We ingest large amounts of data (>600M records per day) from an event hub into bronze.DeviceData (append-only). We then process the new files in a streaming fashion and upsert them into silver.DeviceData with the delta MERGE command (see below).

The data arriving in the bronze table can contain data from any partition in silver (e.g. a device may send historic data that it cached locally). However, >90% of the data arriving at any day is from partitions Partition_Date IN (CURRENT_DATE(), CURRENT_DATE() - INTERVAL 1 DAYS, CURRENT_DATE() + INTERVAL 1 DAYS). Therefore, to upsert the data, we have the following two spark jobs:

• "Fast": processes the data from the three date partitions above. The latency is important here, so we prioritize this data
• "Slow": processes the rest (anything but these three date partitions). The latency doesn't matter so much, but it should be within a "reasonable" amount of time (not more than a week I'd say)

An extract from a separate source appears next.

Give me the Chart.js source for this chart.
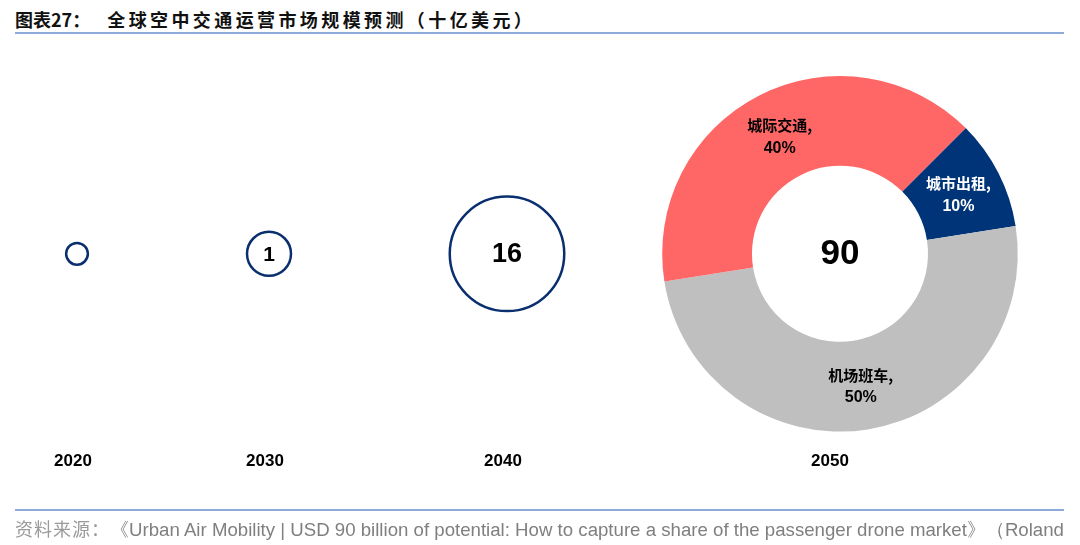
<!DOCTYPE html>
<html>
<head>
<meta charset="utf-8">
<script src="https://cdn.jsdelivr.net/npm/chart.js@4/dist/chart.umd.min.js"></script>
<style>
    body { margin: 0; background: #fff; }
    #page { position: relative; width: 1080px; height: 545px; overflow: hidden; }
    #title { position: absolute; left: 15px; top: 6px; font: bold 18px "Noto Sans CJK SC", sans-serif; color: #111; white-space: nowrap; }
    #title .rest { letter-spacing: 3.4px; margin-left: 17px; }
    .rule { position: absolute; left: 15px; width: 1049px; height: 2px; background: #8eaadb; }
    .panel { position: absolute; top: 50px; height: 460px; }
    .src { position: absolute; font: 18.65px "Liberation Sans", sans-serif; color: #7f7f7f; white-space: nowrap; }
    .cn { font-family: "Noto Sans CJK SC", sans-serif; font-size: 18px; letter-spacing: 1px; color: #9a9a9a; }
</style>
</head>
<body>
<div id="page">
    <div id="title">图表27：<span class="rest">全球空中交通运营市场规模预测（十亿美元）</span></div>
    <div class="rule" style="top:32px"></div>
    <div id="panels"></div>
    <div class="rule" style="top:509px"></div>
    <div class="src" style="left:15px; top:515px"><span class="cn">资料来源：</span>《Urban Air Mobility | USD 90 billion of potential: How to capture a share of the passenger drone market》（Roland</div>
    <div class="src" style="left:113px; top:540px">Berger）<span class="cn">，华安证券研究所</span></div>
</div>
<script>
// 数据
var years = ['2020', '2030', '2040', '2050'];
var marketSize = [0.13, 1, 16, 90];
var sizeLabels = ['', '1', '16', '90'];
var segments2050 = ['城市出租', '机场班车', '城际交通'];
var shares2050 = [10, 50, 40];

var navy = '#0a2f6e';
var segColors = ['#003478', '#bfbfbf', '#ff6666'];
var segTextColors = ['#fff', '#000', '#000'];

// 面板位置（每年一个小图）
var panelLeft = [0, 154, 384, 630];
var panelWidth = [154, 230, 246, 420];
var labelShift = [-4, -4, -4, -10];
var valueFont = [0, 21, 27, 35];

var valueLabels = {
    id: 'valueLabels',
    afterDatasetsDraw: function(chart, args, opts) {
        var ctx = chart.ctx;
        var meta = chart.getDatasetMeta(0);
        ctx.save();
        ctx.textAlign = 'center';
        ctx.textBaseline = 'middle';
        if (opts.text) {
            var p = meta.data[0];
            ctx.fillStyle = '#000';
            ctx.font = 'bold ' + opts.size + 'px "Liberation Sans"';
            ctx.fillText(opts.text, p.x, p.y + 1);
        }
        if (opts.segments) {
            meta.data.forEach(function(arc, i) {
                var c = arc.getCenterPoint();
                ctx.fillStyle = segTextColors[i];
                ctx.font = 'bold 15px "Noto Sans CJK SC"';
                ctx.fillText(chart.data.labels[i] + ',', c.x, c.y - 10);
                ctx.font = 'bold 16px "Liberation Sans"';
                ctx.fillText(chart.data.datasets[0].data[i] + '%', c.x, c.y + 13);
            });
        }
        ctx.restore();
    }
};

var holder = document.getElementById('panels');

years.forEach(function(year, i) {
    var div = document.createElement('div');
    div.className = 'panel';
    div.style.left = panelLeft[i] + 'px';
    div.style.width = panelWidth[i] + 'px';
    var canvas = document.createElement('canvas');
    div.appendChild(canvas);
    holder.appendChild(div);

    // 年份放在底部的类别轴上
    var xAxis = {
        type: 'category',
        labels: [year],
        offset: true,
        position: 'bottom',
        grid: { display: false, drawTicks: false },
        border: { display: false },
        ticks: {
            color: '#000',
            padding: 20,
            labelOffset: labelShift[i],
            font: { family: 'Liberation Sans', size: 17, weight: 'bold' }
        }
    };
    var common = {
        responsive: true,
        maintainAspectRatio: false,
        animation: false,
        events: [],
        layout: { autoPadding: false, padding: { top: 26, bottom: 18 } },
        plugins: {
            legend: { display: false },
            tooltip: { enabled: false },
            valueLabels: { text: sizeLabels[i], size: valueFont[i] }
        }
    };

    if (i < years.length - 1) {
        // 气泡半径按规模缩放
        var r = 22 * Math.pow(marketSize[i], 0.345);
        new Chart(canvas, {
            type: 'bubble',
            data: {
                datasets: [{
                    data: [{ x: year, y: 0, r: r }],
                    backgroundColor: '#fff',
                    borderColor: navy,
                    borderWidth: 2.5
                }]
            },
            options: Object.assign(common, {
                scales: {
                    x: xAxis,
                    y: { display: false, min: -1, max: 1 }
                }
            }),
            plugins: [valueLabels]
        });
    } else {
        common.plugins.valueLabels.segments = true;
        new Chart(canvas, {
            type: 'doughnut',
            data: {
                labels: segments2050,
                datasets: [{
                    data: shares2050,
                    backgroundColor: segColors,
                    borderWidth: 0
                }]
            },
            options: Object.assign(common, {
                cutout: '49.5%',
                rotation: 45,
                scales: { x: xAxis }
            }),
            plugins: [valueLabels]
        });
    }
});
</script>
</body>
</html>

Now we come to the problem: although the amount of data is magnitudes less in the "slow" job, it runs for days just to process a single day of slow bronze data, with a big cluster. The reason is simple: it has to read and update many silver partitions (> 1000 date partitions at times), and since the updates are small but the date partitions can be gigabytes, these merge commands are inefficient.

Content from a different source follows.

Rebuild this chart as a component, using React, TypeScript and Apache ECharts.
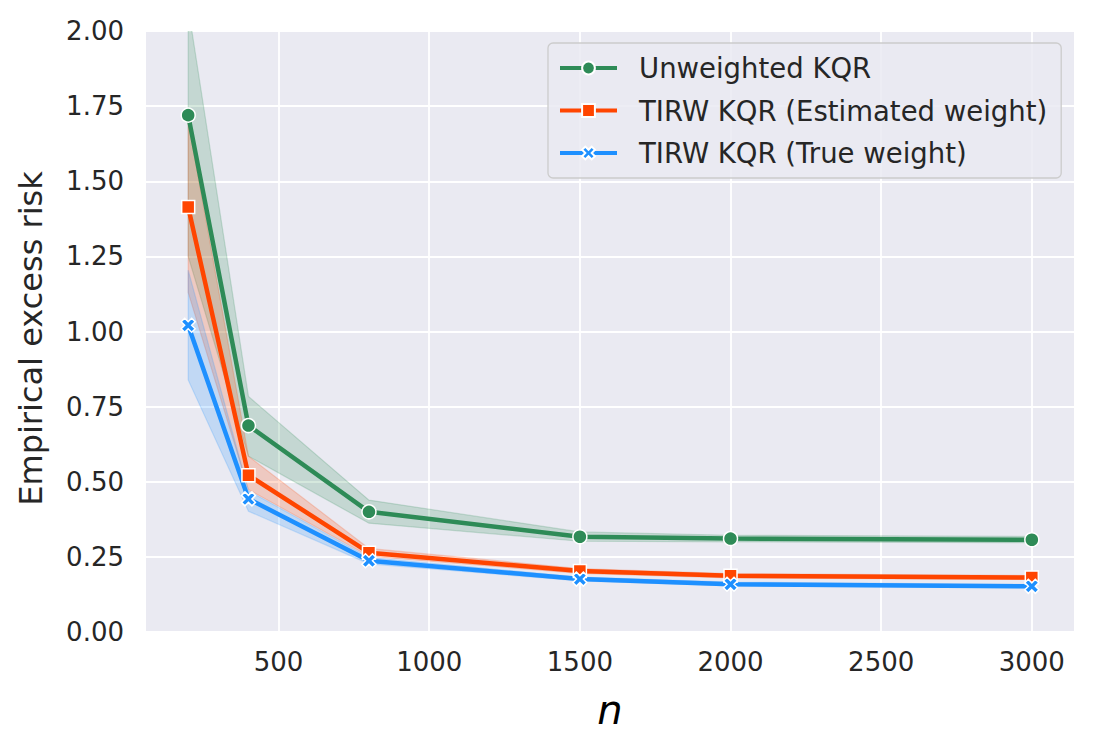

Furthermore, as time goes on, this slow job will become slower and slower, since the silver partitions it touches will grow.

Questions

1. Is our partitioning scheme and the fast/slow Spark job setup generally a good way to approach this problem?
2. What could be done to improve this setup? We would like to reduce the costs and the latency of the slow job and find a way so that it grows with the amount of data arriving at any day in bronze rather than with the size of the silver table

Additional Infos

• we need the MERGE command, as certain upstream services can re-process historic data, which should then update the silver table as well
• the schema of the silver table:

CREATE TABLE silver.DeviceData (
  DeviceID LONG NOT NULL, -- the ID of the device that sent the data
  DataType STRING NOT NULL, -- the type of data it sent
  Timestamp TIMESTAMP NOT NULL, -- the timestamp of the data point
  Value DOUBLE NOT NULL, -- the value that the device sent
  UpdatedTimestamp TIMESTAMP NOT NULL, -- the timestamp when the value arrived in bronze
  Partition_Date DATE NOT NULL, -- = TO_DATE(Timestamp)
  Partition_Hour INT NOT NULL -- = HOUR(Timestamp)
)
USING DELTA
PARTITIONED BY (Partition_Date, Partition_Hour)
LOCATION '...'

• our MERGE command:

val silverTable = DeltaTable.forPath(spark, silverDeltaLakeDirectory)

val batch = ... // the streaming update batch

// the dates and hours that we want to upsert, for partition pruning
// collected from the streaming update batch
val dates = "..."
val hours = "..."

val mergeCondition = s"""
  silver.Partition_Date IN ($dates)
  AND silver.Partition_Hour IN ($hours)
  AND silver.Partition_Date = batch.Partition_Date
  AND silver.Partition_Hour = batch.Partition_Hour
  AND silver.DeviceID = batch.DeviceID
  AND silver.Timestamp = batch.Timestamp
  AND silver.DataType = batch.DataType
"""

silverTable.alias("silver")
  .merge(batch.alias("batch"), mergeCondition)
  // only merge if the event is newer
  .whenMatched("batch.UpdatedTimestamp > silver.UpdatedTimestamp").updateAll
  .whenNotMatched.insertAll
  .execute

Answer 1

On Databricks, there are several ways to optimize performance of the merge into operation:

• Perform Optimize with ZOrder on the columns that are part of the join condition. This may depend on the specific DBR version, as older versions (prior to 7.6 IIRC) were using real ZOrder algorithm that is working well for smaller number of columns, while DBR 7.6+ uses by default Hilbert space-filling curves instead
• Use smaller file sizes - by default, OPTIMIZE creates files of 1Gb, that need to be rewritten. You can use spark.databricks.delta.optimize.maxFileSize to set file size to 32Mb-64Mb range so it will rewrite less data
• Use conditions on partitions of the table (you're already doing that)
• Don't use auto-compaction because it can't do ZOrder, but instead run explicit optimize with ZOrder. See documentation on details
• Tune indexing of the columns, so it will index only columns that are required for your condition and queries. It's partially related to the merging, but can slightly improve write speed because no statistics will be collected for columns that aren't used for queries.

This presentation from Spark Summit talks about optimization of the merge into - what metrics to watch, etc.

I'm not 100% sure that you need condition silver.Partition_Date IN ($dates) AND silver.Partition_Hour IN ($hours) because you may read more data than required if you don't have specific partitions in the incoming data, but it will require to look into the execution plan. This knowledge base article explains how to make sure that merge into uses the partition pruning.

Update, December 2021st: In newer DBR versions (DBR 9+) there is a new functionality called Low Shuffle Merge that prevents shuffling of not modified data, so the merge happens much faster. It could be enabled by setting spark.databricks.delta.merge.enableLowShuffle to true.